Desert Revival: New Evidence Shows Humans Carved Rock Art Deep in Arabia at the End of the Ice Age
In a stunning new study published in Nature Communications (Guagnin et al. 2025) researchers overturn a long-standing assumption: that the interior of northern Arabia lay completely depopulated between the Last Glacial Maximum and ~10,000 years ago. (Nature)
Water Returns, People Follow
Between ~16,000 and ~13,000 years ago, seasonal lakes (playas) began to form in the Nefud desert—probably the first surface water in the area since the parched heights of the LGM. (Nature) These ephemeral wetlands would have offered lifelines in an otherwise hostile landscape.
Around 12,800 to 11,400 years ago, new excavations uncovered solid archaeological evidence of human activity. Stratified deposits yielded stone tools, hearths, and engravings directly beneath rock art panels—showing that people were living in and marking these desert margins at the Pleistocene-Holocene transition. (Nature)
Monumental Rock Art as Landmark & Memory
These were not casual doodles. The team documented 176 engravings on 62 rock art panels—most life-sized animals like camels, ibex, equids, gazelles, and even a rare aurochs. (Nature) Some panels stretch 20+ meters and stand 34–39 meters up cliff faces, clearly intended to be seen from a distance. (Nature)

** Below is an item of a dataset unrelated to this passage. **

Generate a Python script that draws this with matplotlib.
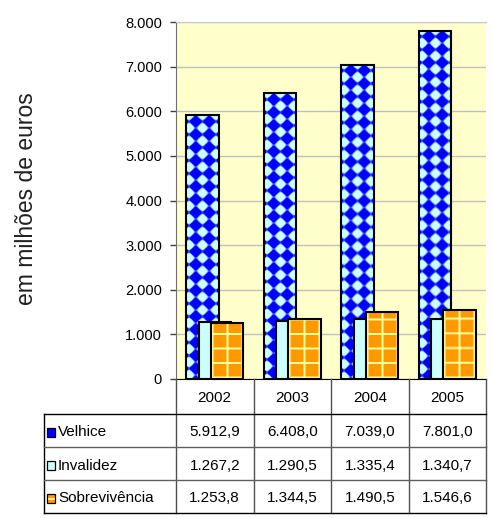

The researchers argue the art acted like a map in stone—markers of water, routes, memory. Engravers risked physical danger to create them, choosing positions visible across the landscape and often superimposing new images atop older ones in successive phases. (Nature)

Connections to the Levant & Cultural Networks
Interestingly, the toolkits recovered show clear links to the Levant. The team unearthed El Khiam points, Helwan bladelets, decorative beads, and pigments—items typical of Pre-Pottery Neolithic and Epipalaeolithic traditions farther north. (Nature) This suggests that Arabia’s early occupants were not isolated but part of broad networks of knowledge and movement.
Why This Changes the Story
- It pushes back the timeline for organized human presence in the Arabian interior—showing that people returned to this harsh land far earlier than previously believed.
- It casts monumental rock art not as decorative afterthoughts, but as strategic tools: marking water sources, guiding travel, anchoring cultural memory in dangerous landscapes.
- It highlights how adaptation and connectivity went hand in hand—as people pushed into tougher regions, they remained part of exchange networks spanning deserts, mountains, and oases.
This work helps reframe our picture of Late Pleistocene human resilience. Arabia was no empty wilderness waiting for people to arrive; instead, it was a dynamic frontier, navigated, engraved, remade by human agency at the very moment the Ice Age drew to a close.